TASK DETAILS:
In the records below, pick out all lines containing the word "code".

**** TASK DATA ****

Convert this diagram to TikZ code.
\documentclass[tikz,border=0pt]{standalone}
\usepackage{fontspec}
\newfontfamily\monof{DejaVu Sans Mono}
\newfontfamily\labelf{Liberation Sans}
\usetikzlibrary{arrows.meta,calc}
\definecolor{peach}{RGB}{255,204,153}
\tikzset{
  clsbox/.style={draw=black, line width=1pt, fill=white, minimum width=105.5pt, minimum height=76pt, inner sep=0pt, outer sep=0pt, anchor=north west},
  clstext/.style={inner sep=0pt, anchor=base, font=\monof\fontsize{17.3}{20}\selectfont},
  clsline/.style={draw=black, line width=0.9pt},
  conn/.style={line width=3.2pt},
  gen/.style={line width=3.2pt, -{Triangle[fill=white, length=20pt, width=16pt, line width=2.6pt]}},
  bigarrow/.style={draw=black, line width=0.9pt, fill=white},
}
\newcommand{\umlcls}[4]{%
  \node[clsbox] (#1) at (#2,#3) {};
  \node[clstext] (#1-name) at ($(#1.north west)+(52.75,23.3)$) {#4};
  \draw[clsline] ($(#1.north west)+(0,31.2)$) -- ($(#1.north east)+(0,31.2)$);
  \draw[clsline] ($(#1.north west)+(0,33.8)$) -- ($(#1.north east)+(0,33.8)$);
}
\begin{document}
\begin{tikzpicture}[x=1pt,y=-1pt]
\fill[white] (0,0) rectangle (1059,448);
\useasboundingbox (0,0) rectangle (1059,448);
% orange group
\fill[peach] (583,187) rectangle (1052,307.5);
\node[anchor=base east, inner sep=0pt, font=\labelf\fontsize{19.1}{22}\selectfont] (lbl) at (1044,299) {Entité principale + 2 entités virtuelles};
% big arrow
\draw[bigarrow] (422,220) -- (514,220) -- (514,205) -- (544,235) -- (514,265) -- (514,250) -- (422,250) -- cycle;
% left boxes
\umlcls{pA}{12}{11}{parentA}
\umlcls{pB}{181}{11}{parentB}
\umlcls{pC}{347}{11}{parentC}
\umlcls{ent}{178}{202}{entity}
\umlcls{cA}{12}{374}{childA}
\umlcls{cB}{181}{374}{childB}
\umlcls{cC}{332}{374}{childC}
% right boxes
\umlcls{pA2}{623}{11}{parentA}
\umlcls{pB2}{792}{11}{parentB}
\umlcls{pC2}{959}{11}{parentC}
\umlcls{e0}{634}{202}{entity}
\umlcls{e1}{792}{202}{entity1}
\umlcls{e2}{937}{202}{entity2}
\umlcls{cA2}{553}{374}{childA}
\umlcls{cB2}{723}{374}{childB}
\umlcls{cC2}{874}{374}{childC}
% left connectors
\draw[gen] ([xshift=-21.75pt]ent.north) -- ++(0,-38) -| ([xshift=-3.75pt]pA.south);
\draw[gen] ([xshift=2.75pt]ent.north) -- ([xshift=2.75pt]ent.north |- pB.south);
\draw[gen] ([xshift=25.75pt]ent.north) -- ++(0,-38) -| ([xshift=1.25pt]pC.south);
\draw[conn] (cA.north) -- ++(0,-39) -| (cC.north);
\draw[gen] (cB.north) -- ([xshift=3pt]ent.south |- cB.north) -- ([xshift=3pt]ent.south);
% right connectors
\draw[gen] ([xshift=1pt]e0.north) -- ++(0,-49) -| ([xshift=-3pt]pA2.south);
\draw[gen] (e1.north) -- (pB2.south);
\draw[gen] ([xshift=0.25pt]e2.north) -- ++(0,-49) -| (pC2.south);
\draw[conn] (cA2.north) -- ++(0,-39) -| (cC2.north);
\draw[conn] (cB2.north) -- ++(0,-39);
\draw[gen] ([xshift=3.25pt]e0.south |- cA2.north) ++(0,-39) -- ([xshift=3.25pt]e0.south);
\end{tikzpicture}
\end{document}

****
**** TASK DATA ****

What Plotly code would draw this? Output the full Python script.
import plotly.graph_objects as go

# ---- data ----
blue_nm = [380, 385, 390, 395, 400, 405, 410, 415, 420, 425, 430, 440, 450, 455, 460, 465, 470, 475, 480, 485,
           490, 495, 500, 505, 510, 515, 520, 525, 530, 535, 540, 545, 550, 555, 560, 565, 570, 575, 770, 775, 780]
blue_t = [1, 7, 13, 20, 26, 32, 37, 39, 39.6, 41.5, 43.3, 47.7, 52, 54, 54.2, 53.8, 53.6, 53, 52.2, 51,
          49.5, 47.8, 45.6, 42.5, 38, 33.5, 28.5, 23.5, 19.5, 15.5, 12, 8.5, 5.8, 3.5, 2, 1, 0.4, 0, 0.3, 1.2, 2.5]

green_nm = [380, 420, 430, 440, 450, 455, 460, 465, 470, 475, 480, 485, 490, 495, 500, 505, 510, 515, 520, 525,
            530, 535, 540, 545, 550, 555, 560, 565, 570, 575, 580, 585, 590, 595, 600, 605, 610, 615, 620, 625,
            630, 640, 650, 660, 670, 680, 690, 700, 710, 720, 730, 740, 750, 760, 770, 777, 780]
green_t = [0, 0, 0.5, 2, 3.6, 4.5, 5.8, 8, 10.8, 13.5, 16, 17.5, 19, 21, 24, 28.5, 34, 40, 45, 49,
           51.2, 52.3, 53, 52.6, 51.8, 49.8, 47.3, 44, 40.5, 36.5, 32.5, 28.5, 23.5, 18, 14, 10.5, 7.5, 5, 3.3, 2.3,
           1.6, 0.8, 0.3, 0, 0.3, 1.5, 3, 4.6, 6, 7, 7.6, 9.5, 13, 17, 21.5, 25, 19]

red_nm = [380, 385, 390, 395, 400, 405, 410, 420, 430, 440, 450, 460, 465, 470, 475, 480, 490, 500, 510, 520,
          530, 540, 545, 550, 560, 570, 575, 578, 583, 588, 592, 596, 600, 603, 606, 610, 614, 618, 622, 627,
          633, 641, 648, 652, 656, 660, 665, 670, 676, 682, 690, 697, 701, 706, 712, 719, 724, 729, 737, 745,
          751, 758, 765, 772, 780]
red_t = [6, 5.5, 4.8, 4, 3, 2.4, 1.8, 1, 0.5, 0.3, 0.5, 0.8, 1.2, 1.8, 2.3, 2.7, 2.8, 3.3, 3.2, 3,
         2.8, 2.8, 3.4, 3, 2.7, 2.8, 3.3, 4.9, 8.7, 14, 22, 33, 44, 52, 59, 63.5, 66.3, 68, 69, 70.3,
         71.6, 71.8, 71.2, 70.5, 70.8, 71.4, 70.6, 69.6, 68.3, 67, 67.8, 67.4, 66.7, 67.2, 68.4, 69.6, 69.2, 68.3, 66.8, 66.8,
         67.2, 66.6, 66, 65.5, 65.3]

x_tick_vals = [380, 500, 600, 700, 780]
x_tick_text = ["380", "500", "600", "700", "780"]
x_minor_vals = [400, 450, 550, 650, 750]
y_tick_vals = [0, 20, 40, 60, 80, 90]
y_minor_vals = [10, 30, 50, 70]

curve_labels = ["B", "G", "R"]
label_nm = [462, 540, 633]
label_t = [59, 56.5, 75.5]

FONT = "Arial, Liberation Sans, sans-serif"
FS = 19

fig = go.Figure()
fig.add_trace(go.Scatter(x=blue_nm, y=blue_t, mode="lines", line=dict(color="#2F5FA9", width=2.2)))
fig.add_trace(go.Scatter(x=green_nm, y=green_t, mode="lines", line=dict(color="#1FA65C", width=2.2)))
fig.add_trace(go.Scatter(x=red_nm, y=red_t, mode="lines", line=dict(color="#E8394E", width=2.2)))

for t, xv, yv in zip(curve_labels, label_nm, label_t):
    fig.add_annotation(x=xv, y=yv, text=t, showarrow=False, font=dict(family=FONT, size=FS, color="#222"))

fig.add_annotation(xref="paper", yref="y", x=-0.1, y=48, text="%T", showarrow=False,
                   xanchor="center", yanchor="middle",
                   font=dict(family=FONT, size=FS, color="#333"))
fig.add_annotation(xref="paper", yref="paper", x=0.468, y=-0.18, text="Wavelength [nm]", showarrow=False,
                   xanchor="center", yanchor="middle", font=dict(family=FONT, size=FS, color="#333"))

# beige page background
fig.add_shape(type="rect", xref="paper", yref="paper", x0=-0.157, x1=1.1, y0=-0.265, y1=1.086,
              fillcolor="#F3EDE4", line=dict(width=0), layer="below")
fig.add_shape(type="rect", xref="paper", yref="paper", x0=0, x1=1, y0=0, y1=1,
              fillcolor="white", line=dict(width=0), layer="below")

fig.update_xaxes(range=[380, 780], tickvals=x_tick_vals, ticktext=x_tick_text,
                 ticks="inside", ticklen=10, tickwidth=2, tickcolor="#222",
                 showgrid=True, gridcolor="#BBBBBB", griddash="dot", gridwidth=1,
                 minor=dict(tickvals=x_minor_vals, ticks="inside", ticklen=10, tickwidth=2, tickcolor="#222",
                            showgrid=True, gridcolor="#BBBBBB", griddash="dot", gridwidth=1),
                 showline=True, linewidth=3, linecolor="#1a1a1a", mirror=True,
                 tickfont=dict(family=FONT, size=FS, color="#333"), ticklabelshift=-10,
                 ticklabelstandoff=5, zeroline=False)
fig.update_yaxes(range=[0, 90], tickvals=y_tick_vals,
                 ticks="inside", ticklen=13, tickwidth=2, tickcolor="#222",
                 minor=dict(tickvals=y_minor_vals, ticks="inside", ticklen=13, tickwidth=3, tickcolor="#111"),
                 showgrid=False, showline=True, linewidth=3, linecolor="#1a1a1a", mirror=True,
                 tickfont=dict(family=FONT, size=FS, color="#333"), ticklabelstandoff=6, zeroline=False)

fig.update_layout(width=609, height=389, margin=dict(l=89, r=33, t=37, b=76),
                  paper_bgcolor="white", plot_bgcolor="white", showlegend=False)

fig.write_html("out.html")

****

TASK OUTPUT:
Convert this diagram to TikZ code.
What Plotly code would draw this? Output the full Python script.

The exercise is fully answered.